Launch the PuTTYgen application.
Set the Parameters as follows:
Type : RSA
Number of bits in generated key : 4096
Then click Generate
Move the mouse around to generate enough entropy to create the key
Once the key has been created, set a passphrase and save the private key and the public key. In this example we will save the private key as id_rsa.ppk
Once you have successfully created your SSH key you need to import the public portion into your cloud project.
First highlight and copy ALL of the text in the Public key for pasting dialogue box. Ensure you scroll to the bottom to get everything.
Next, log into the cloud dashboard, select Key Pairs from left hand menu and then Import Key Pair. Enter a meaningful name for the key and paste in the public key text from the previous step and Import Key Pair
Once the key has been imported confirm that the fingerprint matches the one shown in PuTTYgen.
Once you have the new key in place in your cloud project you can launch a new instance providing this as the keypair for authentication. For the purpose of this example we will assume that the new instance is running Ubuntu.
Open PuTTY and navigate to Connection -> SSH -> Auth
in the Category panel.
Configure the settings as shown below, any existing settings can be left as they are.
Allow attempted changes of username in SSH-2 : Checked
Private key file for authentication : enter the location of the private key that was saved in PuTTYgen earlier.
In the Category panel switch to the session screen and enter the floating IP address of the cloud instance you wish to connect to and click Open.

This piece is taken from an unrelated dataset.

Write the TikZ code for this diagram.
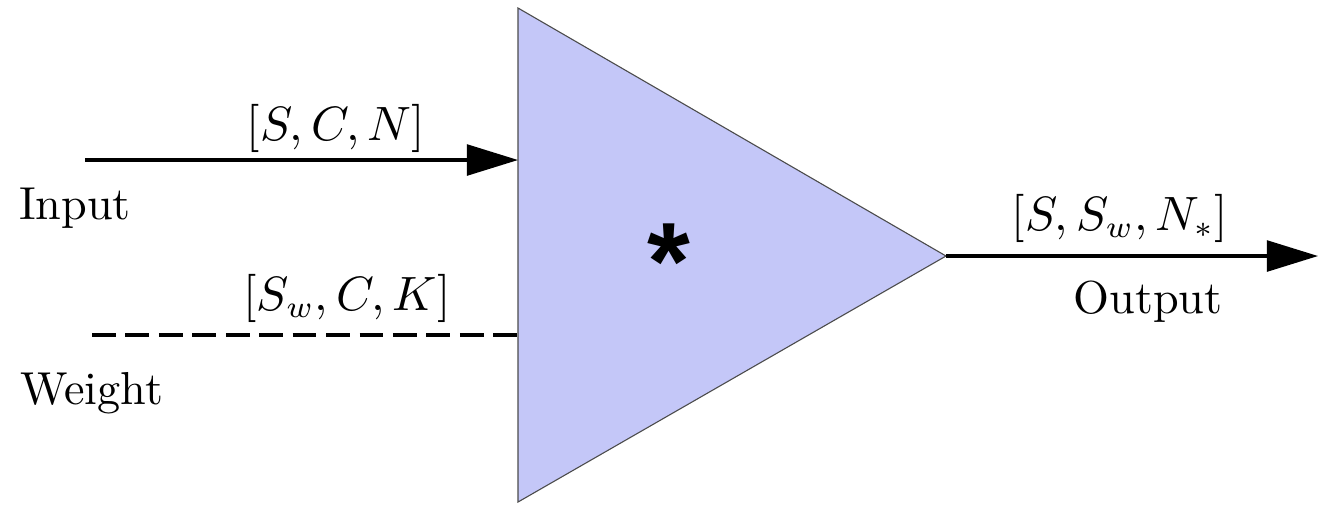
\documentclass[tikz,border=0pt]{standalone}
\usepackage{fontspec}
\usetikzlibrary{arrows.meta}
\newfontfamily\astfont{Liberation Sans}
\definecolor{tri}{RGB}{196,199,248}
\begin{document}
\begin{tikzpicture}[x=0.2273pt,y=-0.2273pt,
  conn/.style={line width=0.7pt},
  arr/.style={conn,-{Triangle[length=11.6pt,width=7pt]}},
  lbl/.style={inner sep=0pt,font=\fontsize{10.5}{12.6}\selectfont}]
\useasboundingbox (0,0) rectangle (1324,516);
\filldraw[fill=tri,draw=black!70,line width=0.25pt] (518,8) coordinate (tt) -- (946,256) coordinate (tip) -- (518,502) coordinate (tb) -- cycle;
\coordinate (inS) at (85,160);
\coordinate (inE) at (518,160);
\coordinate (wS) at (92,335);
\coordinate (wE) at (518,335);
\coordinate (outE) at (1318,256);
\draw[arr] (inS) -- (inE);
\draw[conn,dash pattern=on 5.4pt off 2.2pt] (wS) -- (wE);
\draw[arr] (tip) -- (outE);
\node[lbl] (l1) at (336,128) {$[S,C,N]$};
\node[lbl] (l2) at (75,208) {Input};
\node[lbl] (l3) at (347,298) {$[S_w,C,K]$};
\node[lbl] (l4) at (92,393) {Weight};
\node[lbl] (l5) at (1120,218) {$[S,S_w,N_*]$};
\node[lbl] (l6) at (1148,302) {Output};
\node[lbl] (ast) at (669,262) {\astfont\bfseries\fontsize{25}{30}\selectfont *};
\end{tikzpicture}
\end{document}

In the terminal session that appears enter the default username for the OS that you have deployed. As we have assumed that we are running an Ubuntu instance our username will be ubuntu.
You will then be prompted to supply the passphrase that was used when creating the SSH key in PuTTYgen.
Note
If this is the first time that you have connected to this server you will also be asked to accept the servers host key. Say Yes to this.
You should now be logged successfully into your instance.